Sansal avrebbe sostenuto pubblicamente la posizione del Marocco “secondo cui il suo territorio era stato amputato a vantaggio dell’Algeria durante la colonizzazione francese”, riporta Radio France Internationale. I

l tribunale penale di Dar El Beida, lo ha condanno alla pena detentiva e ad una multa di circa 500.000 dinari algerini.

“Prima di questa decisione giudiziaria, diversi analisti ritenevano che un verdetto ridotto o una condanna seguita dalla grazia presidenziale avrebbero potuto contribuire ad allentare le tensioni tra Parigi e Algeri.

Uno scenario sempre possibile”, scrive ancora RFI. Secondo la testata francese,  Anne-Claire Legendre, consigliera del presidente Macron per il Nord Africa e il Medio Oriente, si sarebbe regata ad Algeri martedì. Ad inizio aprile, il ministro degli esteri, Jean-Noël Barrot dovrebbe fare altrettanto.
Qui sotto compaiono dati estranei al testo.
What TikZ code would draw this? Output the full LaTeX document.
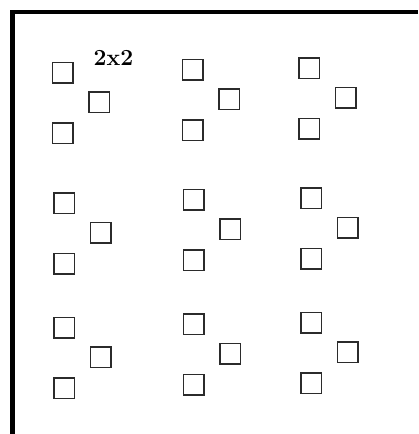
\documentclass[tikz,border=0pt]{standalone}
\usepackage{tikz}
\usepackage{xcolor}
\usetikzlibrary{positioning,calc}
\definecolor{gridink}{HTML}{2B2B2B}
\definecolor{frameink}{HTML}{000000}

\begin{document}
\begin{tikzpicture}[
  x=1pt, y=-1pt,
  cell/.style={draw=gridink, line width=1.5pt, minimum size=20.5pt, inner sep=0pt, rectangle},
  tag/.style={font=\fontsize{23}{26}\selectfont\bfseries, text=frameink, inner sep=0pt},
]
\useasboundingbox (0,0) rectangle (418,434);
% frame: only top and left edges show
\draw[frameink, line width=4.5pt] (12.5,434) |- (418,12);

% groups of three cells, one per slot of the 3x3 layout
\foreach \g/\xa/\ya in {
  11/62.5/72.5, 12/192.5/69.5, 13/309/68,
  21/64/203,    22/193.5/199.5, 23/311/198,
  31/64/327.5,  32/193.5/324,   33/311/322.5
} {
  \pgfmathsetmacro{\xm}{\xa + 36.5}
  \pgfmathsetmacro{\ym}{\ya + 29.5}
  \pgfmathsetmacro{\yb}{\ya + 60.5}
  \node[cell] (c\g-top) at (\xa,\ya) {};
  \node[cell] (c\g-mid) at (\xm,\ym) {};
  \node[cell] (c\g-bot) at (\xa,\yb) {};
}
\node[tag] (size) at (113.5,57.5) {2x2};
\end{tikzpicture}
\end{document}
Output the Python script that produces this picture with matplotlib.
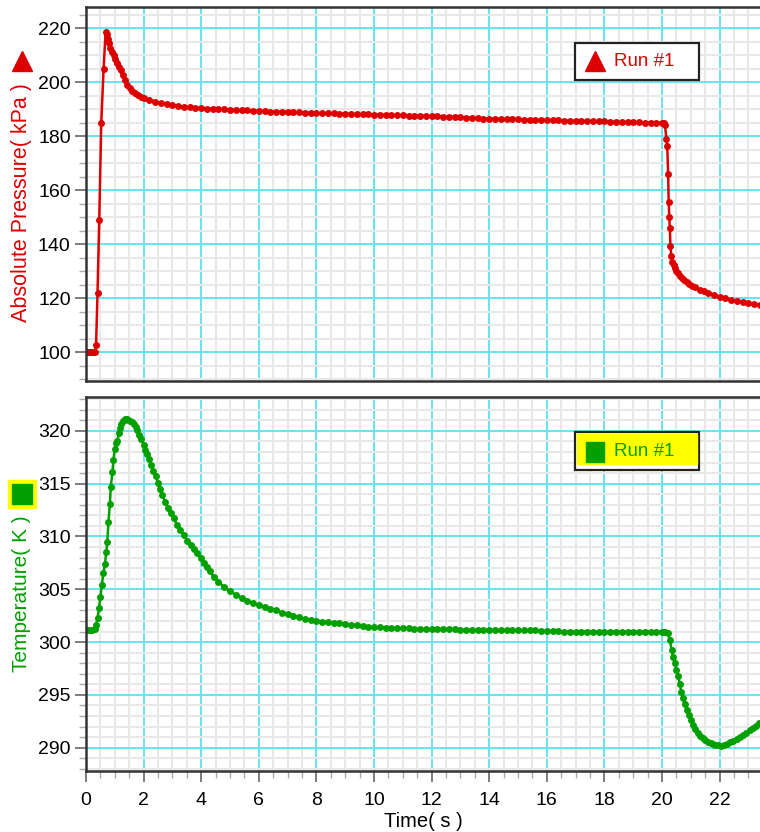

L’arresto di Boualem Sansal, ha reso ancora più tese le relazioni tra Francia e Algeria, tesissime dopo la posizione assunta da Emmanuel Macron a sostengo del piano del Marocco per l’autonomia del Sahara Occidentale, regione contesa, rivendicata dal Fronte Polisario che lotta per la sua indipendenza e che è sostenuto Molti intellettuali e politici francesi hanno espresso il loro sostengo a Sansal, tra loro il premio Nobel, Wole Soyinka e lo scrittore indo-britannico Salman Rushdie.

Egitto

Sei persone sono morte, dei cinquanta turisti che erano a bordo del sottomarino “Sindbad”, sottomarino panoramico affondato a largo di Hurghada, località turistica sulle coste del Mar Rosso. Il sottomarino era in grado di scendere fino a 25 metri e aveva grandi oblò da cui era possibile osservare il fondale.

Le autorità egiziane hanno dichiarato che non risultano dispersi e che i superstiti sono stati accompagnati nei loro alberghi.

Sono in corso indagini per capire la dinamica dell’incidente, che non è un caso isolato. “Ci sono stati diversi incidenti recenti di barche turistiche che si sono capovolte.

Lo scorso giugno, una barca è affondata dopo aver subito gravi danni a causa delle onde alte, anche se non sono state segnalate vittime”, scrive l’agenzia Reuters. A novembre, una barca turistica si è capovolta, almeno 11 persone sono morte.

Il Mar Rosso è un importante snodo per l’industria turistica cruciale dell’Egitto, Paese che è al primo posto in Africa per il fatturato nel settore, con 14,1 miliardi di dollari, che sono oltre il doppio degli introiti provenienti dal canale di Suez.

Tanzania

Le gole di Olduvai in Tanzania non smettono di scrivere e riscrivere la storia dell’umanità. Secondo un articolo pubblicato a marzo sulla rivista Nature, i nostri antenati avrebbero iniziato a realizzare utensili molto prima di quanto fino ad ora noto. “Inizialmente li hanno realizzati in pietra, poi sono passati all’osso come materia prima.

Fino a poco tempo fa, la prima prova evidente della fabbricazione di utensili in osso proveniva da siti in Europa, datati a 400.000 anni fa. Ma ora gli archeologi hanno trovato e datato utensili in osso in Tanzania che sono più vecchi di un milione di anni”, scrive Jackson K Njau, professore dell’Università dell’Indiana, su The Conversation Africa.

“Gli utensili sono ricavati dalle ossa di animali di grandi dimensioni, come ippopotami ed elefanti, e sono stati appositamente sagomati per essere utilizzati nella macellazione di carcasse di grandi dimensioni.

La scoperta di utensili ossei che sono i più antichi mai trovati, di gran lunga, getta luce sull’evoluzione umana. Dimostra che i nostri antenati ominidi erano in grado di pensare e realizzare questa tecnologia molto prima di quanto chiunque pensasse”, spiega il ricercatore.

Gli utensili sono stato ritrovati nel 2018 e sono stati descritti su Nature solo questo mese. “Dimostrano che 1,5 milioni di anni fa, i nostri antenati (Homo erectus) avevano già sviluppato le capacità cognitive necessarie per trasferire le competenze dalla fabbricazione di utensili in pietra alla fabbricazione di utensili in osso”.